Architecture
Bets the model can't make for you.
AI is a regression to the median. It writes the code most repositories contain, which is also the code most repositories regret. Senior engineers make architectural choices the model can't: where to draw a boundary, what to abstract, what to leave duplicated.
The intern's loop
A junior accepts whatever shape the model returns. After three sprints the codebase has four ways to make an HTTP call, two retry strategies, three logging conventions, and a 1,200-line service file because the model kept appending to it. Each individual generation looked fine. The cumulative drift is the bill.
Decided before generated
Architecture is decided before generation, not discovered after. Boundaries (modules, services, layers) are picked deliberately, patterns named (one HTTP client, one error type, one config loader), generations that violate them refused. Abstractions land when there's a real second caller, never speculatively. The model gets a tighter playing field, and produces tighter code.
Reads like one engineer wrote it
A repo that reads like one engineer wrote it. Conventions documented, enforced by lint, refactored when they break. New features land cleanly because the seams are designed, not emergent.

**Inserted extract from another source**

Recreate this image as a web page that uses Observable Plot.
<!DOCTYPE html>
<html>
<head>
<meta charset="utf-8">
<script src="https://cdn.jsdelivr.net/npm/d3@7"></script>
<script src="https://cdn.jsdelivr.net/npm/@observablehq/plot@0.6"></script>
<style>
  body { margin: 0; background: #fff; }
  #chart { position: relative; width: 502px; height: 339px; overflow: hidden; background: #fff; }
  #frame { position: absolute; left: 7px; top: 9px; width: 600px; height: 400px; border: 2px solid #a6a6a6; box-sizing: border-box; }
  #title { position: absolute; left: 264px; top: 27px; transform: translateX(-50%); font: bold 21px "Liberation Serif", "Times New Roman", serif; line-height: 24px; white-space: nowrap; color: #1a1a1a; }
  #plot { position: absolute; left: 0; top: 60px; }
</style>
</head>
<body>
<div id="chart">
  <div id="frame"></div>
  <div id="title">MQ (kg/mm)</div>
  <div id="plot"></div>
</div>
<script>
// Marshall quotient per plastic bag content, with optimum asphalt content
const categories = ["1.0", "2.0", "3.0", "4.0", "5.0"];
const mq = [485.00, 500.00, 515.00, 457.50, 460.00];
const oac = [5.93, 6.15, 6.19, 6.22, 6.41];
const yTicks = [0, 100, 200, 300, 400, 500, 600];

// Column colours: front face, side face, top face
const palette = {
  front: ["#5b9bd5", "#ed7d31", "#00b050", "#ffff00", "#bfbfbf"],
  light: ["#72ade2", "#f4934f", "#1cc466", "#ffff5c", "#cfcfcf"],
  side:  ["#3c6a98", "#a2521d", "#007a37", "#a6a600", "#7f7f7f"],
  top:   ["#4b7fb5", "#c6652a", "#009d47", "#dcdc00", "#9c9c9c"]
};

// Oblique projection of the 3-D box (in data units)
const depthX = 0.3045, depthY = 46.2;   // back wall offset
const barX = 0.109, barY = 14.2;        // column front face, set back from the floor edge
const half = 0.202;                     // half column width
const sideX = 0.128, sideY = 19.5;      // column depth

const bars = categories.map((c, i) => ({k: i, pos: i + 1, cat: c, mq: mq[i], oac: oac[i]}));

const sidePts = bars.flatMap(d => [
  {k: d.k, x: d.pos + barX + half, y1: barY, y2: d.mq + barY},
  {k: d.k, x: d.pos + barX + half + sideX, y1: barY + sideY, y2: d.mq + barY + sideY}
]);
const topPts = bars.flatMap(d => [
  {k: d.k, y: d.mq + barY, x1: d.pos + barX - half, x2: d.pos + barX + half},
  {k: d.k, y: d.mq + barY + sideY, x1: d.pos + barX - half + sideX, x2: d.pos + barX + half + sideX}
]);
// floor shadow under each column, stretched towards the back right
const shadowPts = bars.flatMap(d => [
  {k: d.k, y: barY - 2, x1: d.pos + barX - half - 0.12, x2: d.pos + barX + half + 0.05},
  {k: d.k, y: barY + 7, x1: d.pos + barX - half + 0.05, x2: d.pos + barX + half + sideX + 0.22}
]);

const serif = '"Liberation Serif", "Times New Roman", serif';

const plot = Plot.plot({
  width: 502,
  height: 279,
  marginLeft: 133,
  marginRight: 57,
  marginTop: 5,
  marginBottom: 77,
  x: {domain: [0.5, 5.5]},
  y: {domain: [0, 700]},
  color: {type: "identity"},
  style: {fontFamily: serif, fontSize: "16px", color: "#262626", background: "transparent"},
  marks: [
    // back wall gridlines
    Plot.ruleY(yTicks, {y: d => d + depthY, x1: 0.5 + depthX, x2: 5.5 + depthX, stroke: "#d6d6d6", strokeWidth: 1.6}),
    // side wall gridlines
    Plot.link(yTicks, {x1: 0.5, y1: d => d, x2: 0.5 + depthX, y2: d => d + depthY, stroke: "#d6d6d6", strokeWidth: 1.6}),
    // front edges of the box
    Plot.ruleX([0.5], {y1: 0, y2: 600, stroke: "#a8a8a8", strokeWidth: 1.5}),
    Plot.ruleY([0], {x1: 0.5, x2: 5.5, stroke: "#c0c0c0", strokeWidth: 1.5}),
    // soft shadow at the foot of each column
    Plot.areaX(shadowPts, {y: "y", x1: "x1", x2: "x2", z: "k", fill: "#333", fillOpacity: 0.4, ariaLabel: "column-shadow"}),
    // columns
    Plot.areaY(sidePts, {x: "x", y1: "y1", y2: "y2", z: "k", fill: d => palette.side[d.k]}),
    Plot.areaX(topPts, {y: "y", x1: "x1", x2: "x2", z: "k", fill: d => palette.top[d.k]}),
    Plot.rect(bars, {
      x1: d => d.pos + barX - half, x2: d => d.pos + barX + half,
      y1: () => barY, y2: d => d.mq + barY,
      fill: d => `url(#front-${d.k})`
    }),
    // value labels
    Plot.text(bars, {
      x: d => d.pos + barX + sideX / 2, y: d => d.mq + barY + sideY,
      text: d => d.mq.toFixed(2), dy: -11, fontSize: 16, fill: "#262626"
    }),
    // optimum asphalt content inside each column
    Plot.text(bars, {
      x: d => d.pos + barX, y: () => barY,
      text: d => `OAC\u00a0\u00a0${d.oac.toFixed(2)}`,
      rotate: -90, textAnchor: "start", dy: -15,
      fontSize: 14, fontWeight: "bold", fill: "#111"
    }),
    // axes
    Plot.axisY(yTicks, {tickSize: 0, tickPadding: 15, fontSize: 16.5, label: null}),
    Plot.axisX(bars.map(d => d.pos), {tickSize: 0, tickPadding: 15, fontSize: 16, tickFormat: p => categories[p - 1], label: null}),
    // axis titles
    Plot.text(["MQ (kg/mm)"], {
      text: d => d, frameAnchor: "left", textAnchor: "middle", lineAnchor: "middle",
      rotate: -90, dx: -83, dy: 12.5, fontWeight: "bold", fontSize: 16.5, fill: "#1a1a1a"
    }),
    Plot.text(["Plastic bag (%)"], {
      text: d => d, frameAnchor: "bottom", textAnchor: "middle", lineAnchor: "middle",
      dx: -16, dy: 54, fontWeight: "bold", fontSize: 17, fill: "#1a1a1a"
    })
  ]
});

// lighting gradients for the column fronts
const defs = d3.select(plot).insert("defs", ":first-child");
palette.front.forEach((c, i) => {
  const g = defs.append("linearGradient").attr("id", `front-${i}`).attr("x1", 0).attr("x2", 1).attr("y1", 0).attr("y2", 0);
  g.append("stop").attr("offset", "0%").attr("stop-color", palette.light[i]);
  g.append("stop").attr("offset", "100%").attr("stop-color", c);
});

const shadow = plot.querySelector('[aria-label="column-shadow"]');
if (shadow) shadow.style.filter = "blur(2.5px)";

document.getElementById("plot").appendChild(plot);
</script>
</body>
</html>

The model produces code that fits, because it had no other option.
- 01Are boundaries (modules, services, layers) decided before generation or discovered after?
- 02Does your repo have one HTTP client and one error type, or several of each?
- 03Are conventions documented somewhere a new engineer (or model) can find them, or do they live in tribal memory?
- 04When the model returns a 1,200-line service file, does anything stop it from landing as written?